File spoon-archives/blanchot.archive/blanchot_1996/96-05-29.124, message 3


Date: Thu, 02 Feb 1995 23:45:39 -0500 (EST)
Subject: Re: MB: Blanchot as Fascist?


Blanchot is well known to have been involved with Maurrasian politics in
the thirties, up till 1938.  Jeffrey Mehlman made very heavy weather with
this.  What is most troubling to people are two comments that appear over his
name, something to the effect of conspiracies of Bolsheviks and Jews to
ruin a certain ecstatic and ecstatically dissident idea of France--this
conspiracy embodied in Leon Blum.  Blanchot has since suggested that these
words were not his, but editorial additions in a polemical atmosphere.

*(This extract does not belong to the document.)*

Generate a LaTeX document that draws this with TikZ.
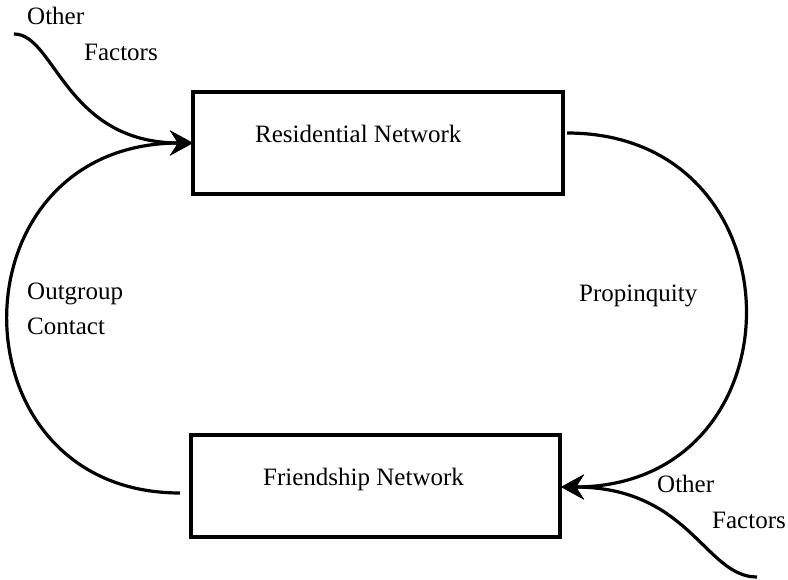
\documentclass[tikz,border=0pt]{standalone}
\usepackage{fontspec}
\setmainfont{Liberation Serif}
\usetikzlibrary{arrows.meta}
\begin{document}
\begin{tikzpicture}[x=1pt,y=-1pt,
  box/.style={draw,line width=3.5pt,rectangle,inner sep=0pt},
  lbl/.style={anchor=base west,inner sep=0pt,font=\fontsize{25}{30}\selectfont},
  conn/.style={line width=3.2pt,-{Stealth[length=23pt,width=25pt,inset=8pt]}}]
\useasboundingbox (0,0) rectangle (788,580);
% boxes
\node[box,minimum width=370pt,minimum height=102pt] (R) at (378,143) {};
\node[box,minimum width=369pt,minimum height=102pt] (F) at (375.5,486) {};
\node[lbl] (Rt) at (255,143) {Residential Network};
\node[lbl] (Ft) at (263,485) {Friendship Network};
% anchor coordinates
\coordinate (Rin) at (193,143);
\coordinate (Rout) at (567,133);
\coordinate (Fin) at (561,487);
\coordinate (Fout) at (180,493);
\coordinate (OF1) at (14,34);
\coordinate (OF2) at (757,577);
% connectors
\draw[conn] (Fout) .. controls (-51,493) and (-51,143) .. (Rin);
\draw[conn] (OF1) .. controls (55,34) and (65,143) .. (Rin);
\draw[conn] (Rout) .. controls (805,133) and (805,487) .. (Fin);
\draw[conn] (OF2) .. controls (705,577) and (690,487) .. (Fin);
% labels
\node[lbl] (o1) at (27,25) {Other};
\node[lbl] (f1) at (84,61) {Factors};
\node[lbl] (og) at (27,300) {Outgroup};
\node[lbl] (ct) at (27,335) {Contact};
\node[lbl] (pr) at (579,302) {Propinquity};
\node[lbl] (o2) at (657,492) {Other};
\node[lbl] (f2) at (712,528) {Factors};
\end{tikzpicture}
\end{document}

Supporting this possibility is the fact of his friendship with Levinas, no
stooge, unbroken since 1929, when they were both students at Strassbourg.
(One of the few photos of Blanchot is of him and Levinas there.)  In 1948
Blanchot published his last novel (as opposed to recit), the amazing Le Tres
Haut, which tells the story of its Heideggerean narrator's (his name is 
Henri Sorge) disillusionment with something that looks very much like facism,
because it totalizes the law and leaves out those who are outside the law,
in the event, victims of a plague: this is an early Blanchotian version of
the unavowable community.  Unlike de Man, Blanchot was actively involved in
philosemitic and leftist politics after the war.  His writing from the thirties
is weird, to say the least, but not obviously awful (at least if he's telling
the truth about the additions).  During the war he was part of the resistance.
A friend of Paulhan's, to whose memory (as I recall) L'amitie is dedicated.